:: Dataset content ::

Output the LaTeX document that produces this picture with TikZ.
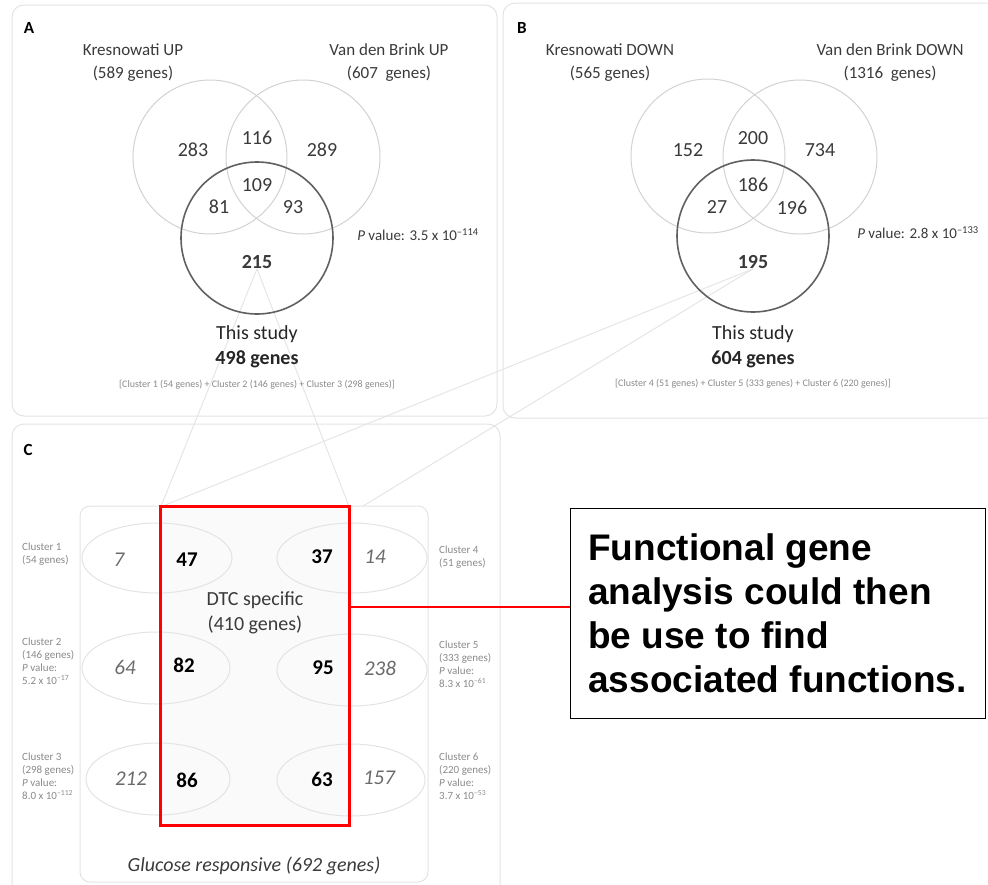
\documentclass[tikz,border=0pt]{standalone}
\usepackage{fontspec}
\setmainfont{Carlito}
\newfontfamily\calloutfont{Liberation Sans}
\usetikzlibrary{backgrounds}
\definecolor{venntext}{HTML}{3A3A3A}
\definecolor{softtext}{HTML}{8A8A8A}
\definecolor{itnum}{HTML}{6A6A6A}
\begin{document}
\begin{tikzpicture}[x=1pt,y=-1pt,
  panel/.style={draw=gray!22,rounded corners=12pt,line width=1pt},
  upcircle/.style={draw=gray!35,line width=1pt},
  studycircle/.style={draw=gray!75!black,line width=1.6pt},
  cluster/.style={draw=gray!22,line width=1pt},
  panellabel/.style={font=\fontsize{17}{20}\selectfont\bfseries,inner sep=0pt},
  num/.style={text=venntext,font=\fontsize{20}{24}\selectfont,inner sep=0pt},
  bnum/.style={num,font=\fontsize{20}{24}\selectfont\bfseries},
  setlabel/.style={text=venntext,font=\fontsize{17}{23}\selectfont,align=center},
  pval/.style={text=venntext,font=\fontsize{15}{18}\selectfont},
  studylabel/.style={text=black!85,font=\fontsize{20}{25}\selectfont,align=center},
  clusterlist/.style={text=softtext,font=\fontsize{10}{12}\selectfont},
  inum/.style={text=itnum,font=\fontsize{21}{24}\selectfont\itshape,inner sep=0pt},
  dnum/.style={text=black,font=\fontsize{21}{24}\selectfont\bfseries,inner sep=0pt},
  clusterinfo/.style={text=softtext,font=\fontsize{11}{13}\selectfont,align=left,anchor=west,inner sep=0pt},
  connector/.style={draw=gray!20,line width=1pt},
  note/.style={draw=black,line width=1pt,minimum width=415pt,minimum height=210pt,
    align=left,font=\calloutfont\fontsize{37}{44}\selectfont\bfseries}]
\useasboundingbox (0,0) rectangle (988,884);

% panel A
\draw[panel] (12,5) rectangle (497,416);
\node[panellabel] (labA) at (29,28) {A};
\draw[upcircle] (210,157) circle[radius=77pt];
\draw[upcircle] (303,157) circle[radius=77pt];
\draw[studycircle] (257,238) circle[radius=76pt];
\node[setlabel] (krUp) at (133,63) {Kresnowati UP\\(589 genes)};
\node[setlabel] (vdbUp) at (389,63) {Van den Brink UP\\(607~ genes)};
\node[num] (a283) at (193,150) {283};
\node[num] (a116) at (257,138) {116};
\node[num] (a289) at (322,150) {289};
\node[num] (a109) at (257,185) {109};
\node[num] (a81) at (219,207) {81};
\node[num] (a93) at (293,207) {93};
\node[bnum] (a215) at (257,262) {215};
\node[pval] (pA) at (418,235) {\textit{P} value: 3.5 x 10\textsuperscript{–114}};
\node[studylabel] (studyA) at (257,347) {This study\\\textbf{498 genes}};
\node[clusterlist] (listA) at (257,385) {[Cluster 1 (54 genes) + Cluster 2 (146 genes) + Cluster 3 (298 genes)]};

% panel B
\draw[panel] (503,3) rectangle (1010,418);
\node[panellabel] (labB) at (522,28) {B};
\draw[upcircle] (708,156) circle[radius=77pt];
\draw[upcircle] (800,157) circle[radius=77pt];
\draw[studycircle] (753,236) circle[radius=76pt];
\node[setlabel] (krDown) at (610,63) {Kresnowati DOWN\\(565 genes)};
\node[setlabel] (vdbDown) at (890,63) {Van den Brink DOWN\\(1316~ genes)};
\node[num] (b152) at (688,150) {152};
\node[num] (b200) at (753,138) {200};
\node[num] (b734) at (820,150) {734};
\node[num] (b186) at (753,185) {186};
\node[num] (b27) at (717,207) {27};
\node[num] (b196) at (792,208) {196};
\node[bnum] (b195) at (753,262) {195};
\node[pval] (pB) at (918,233) {\textit{P} value: 2.8 x 10\textsuperscript{–133}};
\node[studylabel] (studyB) at (753,347) {This study\\\textbf{604 genes}};
\node[clusterlist] (listB) at (753,384) {[Cluster 4 (51 genes) + Cluster 5 (333 genes) + Cluster 6 (220 genes)]};

% panel C
\draw[panel] (12,424) rectangle (500,910);
\node[panellabel] (labC) at (28,450) {C};
\draw[panel,rounded corners=10pt] (80,506) rectangle (428,882);
\node[fill=gray!4,minimum width=188pt,minimum height=318pt,inner sep=0pt] (dtc) at (255,666) {};
\draw[cluster] (157,558) circle[x radius=75pt,y radius=35pt];
\draw[cluster] (156,668) circle[x radius=74pt,y radius=36pt];
\draw[cluster] (158,779) circle[x radius=72pt,y radius=36pt];
\draw[cluster] (352,558) circle[x radius=75pt,y radius=35pt];
\draw[cluster] (352,670) circle[x radius=75pt,y radius=36pt];
\draw[cluster] (351,780) circle[x radius=74pt,y radius=36pt];
\draw[red,line width=3pt] (dtc.south west) rectangle (dtc.north east);
\node[inum] (c7) at (119,560) {7};
\node[inum] (c64) at (125,667) {64};
\node[inum] (c212) at (131,779) {212};
\node[dnum] (c47) at (187,560) {47};
\node[dnum] (c82) at (184,665) {82};
\node[dnum] (c86) at (187,780) {86};
\node[dnum] (c37) at (322,557) {37};
\node[dnum] (c95) at (323,668) {95};
\node[dnum] (c63) at (322,779) {63};
\node[inum] (c14) at (375,557) {14};
\node[inum] (c238) at (380,668) {238};
\node[inum] (c157) at (379,778) {157};
\node[studylabel,text=venntext] (dtcLab) at (255,613) {DTC specific\\(410 genes)};
\node[studylabel,text=venntext,font=\fontsize{20}{25}\selectfont\itshape] (gluLab) at (254,866) {Glucose responsive (692 genes)};
\node[clusterinfo] (cl1) at (22,554) {Cluster 1\\(54 genes)};
\node[clusterinfo] (cl2) at (22,661) {Cluster 2\\(146 genes)\\\textit{P} value:\\5.2 x 10\textsuperscript{–17}};
\node[clusterinfo] (cl3) at (22,776) {Cluster 3\\(298 genes)\\\textit{P} value:\\8.0 x 10\textsuperscript{–112}};
\node[clusterinfo] (cl4) at (439,557) {Cluster 4\\(51 genes)};
\node[clusterinfo] (cl5) at (439,664) {Cluster 5\\(333 genes)\\\textit{P} value:\\8.3 x 10\textsuperscript{–61}};
\node[clusterinfo] (cl6) at (439,776) {Cluster 6\\(220 genes)\\\textit{P} value:\\3.7 x 10\textsuperscript{–53}};
\coordinate (gluTop) at (363,506);

% zoom lines
\begin{scope}[on background layer]
\draw[connector] (a215.south) -- (dtc.north west);
\draw[connector] (a215.south) -- (dtc.north east);
\draw[connector] (b195.south) -- (dtc.north west);
\draw[connector] (b195.south) -- (gluTop);
\end{scope}

% callout
\node[note] (note) at (777.5,613) {Functional gene\\analysis could then\\be use to find\\associated functions.};
\coordinate (noteIn) at ([yshift=6pt]note.west);
\draw[red,line width=1.2pt] (dtc.east |- noteIn) -- (noteIn);
\end{tikzpicture}
\end{document}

:::

■ The request
Pictures are to be left out; repeat all the remaining data exactly.

■ Result for this task
Output the LaTeX document that produces this picture with TikZ.
\documentclass[tikz,border=0pt]{standalone}
\usepackage{fontspec}
\setmainfont{Carlito}
\newfontfamily\calloutfont{Liberation Sans}
\usetikzlibrary{backgrounds}
\definecolor{venntext}{HTML}{3A3A3A}
\definecolor{softtext}{HTML}{8A8A8A}
\definecolor{itnum}{HTML}{6A6A6A}
\begin{document}
\begin{tikzpicture}[x=1pt,y=-1pt,
  panel/.style={draw=gray!22,rounded corners=12pt,line width=1pt},
  upcircle/.style={draw=gray!35,line width=1pt},
  studycircle/.style={draw=gray!75!black,line width=1.6pt},
  cluster/.style={draw=gray!22,line width=1pt},
  panellabel/.style={font=\fontsize{17}{20}\selectfont\bfseries,inner sep=0pt},
  num/.style={text=venntext,font=\fontsize{20}{24}\selectfont,inner sep=0pt},
  bnum/.style={num,font=\fontsize{20}{24}\selectfont\bfseries},
  setlabel/.style={text=venntext,font=\fontsize{17}{23}\selectfont,align=center},
  pval/.style={text=venntext,font=\fontsize{15}{18}\selectfont},
  studylabel/.style={text=black!85,font=\fontsize{20}{25}\selectfont,align=center},
  clusterlist/.style={text=softtext,font=\fontsize{10}{12}\selectfont},
  inum/.style={text=itnum,font=\fontsize{21}{24}\selectfont\itshape,inner sep=0pt},
  dnum/.style={text=black,font=\fontsize{21}{24}\selectfont\bfseries,inner sep=0pt},
  clusterinfo/.style={text=softtext,font=\fontsize{11}{13}\selectfont,align=left,anchor=west,inner sep=0pt},
  connector/.style={draw=gray!20,line width=1pt},
  note/.style={draw=black,line width=1pt,minimum width=415pt,minimum height=210pt,
    align=left,font=\calloutfont\fontsize{37}{44}\selectfont\bfseries}]
\useasboundingbox (0,0) rectangle (988,884);

% panel A
\draw[panel] (12,5) rectangle (497,416);
\node[panellabel] (labA) at (29,28) {A};
\draw[upcircle] (210,157) circle[radius=77pt];
\draw[upcircle] (303,157) circle[radius=77pt];
\draw[studycircle] (257,238) circle[radius=76pt];
\node[setlabel] (krUp) at (133,63) {Kresnowati UP\\(589 genes)};
\node[setlabel] (vdbUp) at (389,63) {Van den Brink UP\\(607~ genes)};
\node[num] (a283) at (193,150) {283};
\node[num] (a116) at (257,138) {116};
\node[num] (a289) at (322,150) {289};
\node[num] (a109) at (257,185) {109};
\node[num] (a81) at (219,207) {81};
\node[num] (a93) at (293,207) {93};
\node[bnum] (a215) at (257,262) {215};
\node[pval] (pA) at (418,235) {\textit{P} value: 3.5 x 10\textsuperscript{–114}};
\node[studylabel] (studyA) at (257,347) {This study\\\textbf{498 genes}};
\node[clusterlist] (listA) at (257,385) {[Cluster 1 (54 genes) + Cluster 2 (146 genes) + Cluster 3 (298 genes)]};

% panel B
\draw[panel] (503,3) rectangle (1010,418);
\node[panellabel] (labB) at (522,28) {B};
\draw[upcircle] (708,156) circle[radius=77pt];
\draw[upcircle] (800,157) circle[radius=77pt];
\draw[studycircle] (753,236) circle[radius=76pt];
\node[setlabel] (krDown) at (610,63) {Kresnowati DOWN\\(565 genes)};
\node[setlabel] (vdbDown) at (890,63) {Van den Brink DOWN\\(1316~ genes)};
\node[num] (b152) at (688,150) {152};
\node[num] (b200) at (753,138) {200};
\node[num] (b734) at (820,150) {734};
\node[num] (b186) at (753,185) {186};
\node[num] (b27) at (717,207) {27};
\node[num] (b196) at (792,208) {196};
\node[bnum] (b195) at (753,262) {195};
\node[pval] (pB) at (918,233) {\textit{P} value: 2.8 x 10\textsuperscript{–133}};
\node[studylabel] (studyB) at (753,347) {This study\\\textbf{604 genes}};
\node[clusterlist] (listB) at (753,384) {[Cluster 4 (51 genes) + Cluster 5 (333 genes) + Cluster 6 (220 genes)]};

% panel C
\draw[panel] (12,424) rectangle (500,910);
\node[panellabel] (labC) at (28,450) {C};
\draw[panel,rounded corners=10pt] (80,506) rectangle (428,882);
\node[fill=gray!4,minimum width=188pt,minimum height=318pt,inner sep=0pt] (dtc) at (255,666) {};
\draw[cluster] (157,558) circle[x radius=75pt,y radius=35pt];
\draw[cluster] (156,668) circle[x radius=74pt,y radius=36pt];
\draw[cluster] (158,779) circle[x radius=72pt,y radius=36pt];
\draw[cluster] (352,558) circle[x radius=75pt,y radius=35pt];
\draw[cluster] (352,670) circle[x radius=75pt,y radius=36pt];
\draw[cluster] (351,780) circle[x radius=74pt,y radius=36pt];
\draw[red,line width=3pt] (dtc.south west) rectangle (dtc.north east);
\node[inum] (c7) at (119,560) {7};
\node[inum] (c64) at (125,667) {64};
\node[inum] (c212) at (131,779) {212};
\node[dnum] (c47) at (187,560) {47};
\node[dnum] (c82) at (184,665) {82};
\node[dnum] (c86) at (187,780) {86};
\node[dnum] (c37) at (322,557) {37};
\node[dnum] (c95) at (323,668) {95};
\node[dnum] (c63) at (322,779) {63};
\node[inum] (c14) at (375,557) {14};
\node[inum] (c238) at (380,668) {238};
\node[inum] (c157) at (379,778) {157};
\node[studylabel,text=venntext] (dtcLab) at (255,613) {DTC specific\\(410 genes)};
\node[studylabel,text=venntext,font=\fontsize{20}{25}\selectfont\itshape] (gluLab) at (254,866) {Glucose responsive (692 genes)};
\node[clusterinfo] (cl1) at (22,554) {Cluster 1\\(54 genes)};
\node[clusterinfo] (cl2) at (22,661) {Cluster 2\\(146 genes)\\\textit{P} value:\\5.2 x 10\textsuperscript{–17}};
\node[clusterinfo] (cl3) at (22,776) {Cluster 3\\(298 genes)\\\textit{P} value:\\8.0 x 10\textsuperscript{–112}};
\node[clusterinfo] (cl4) at (439,557) {Cluster 4\\(51 genes)};
\node[clusterinfo] (cl5) at (439,664) {Cluster 5\\(333 genes)\\\textit{P} value:\\8.3 x 10\textsuperscript{–61}};
\node[clusterinfo] (cl6) at (439,776) {Cluster 6\\(220 genes)\\\textit{P} value:\\3.7 x 10\textsuperscript{–53}};
\coordinate (gluTop) at (363,506);

% zoom lines
\begin{scope}[on background layer]
\draw[connector] (a215.south) -- (dtc.north west);
\draw[connector] (a215.south) -- (dtc.north east);
\draw[connector] (b195.south) -- (dtc.north west);
\draw[connector] (b195.south) -- (gluTop);
\end{scope}

% callout
\node[note] (note) at (777.5,613) {Functional gene\\analysis could then\\be use to find\\associated functions.};
\coordinate (noteIn) at ([yshift=6pt]note.west);
\draw[red,line width=1.2pt] (dtc.east |- noteIn) -- (noteIn);
\end{tikzpicture}
\end{document}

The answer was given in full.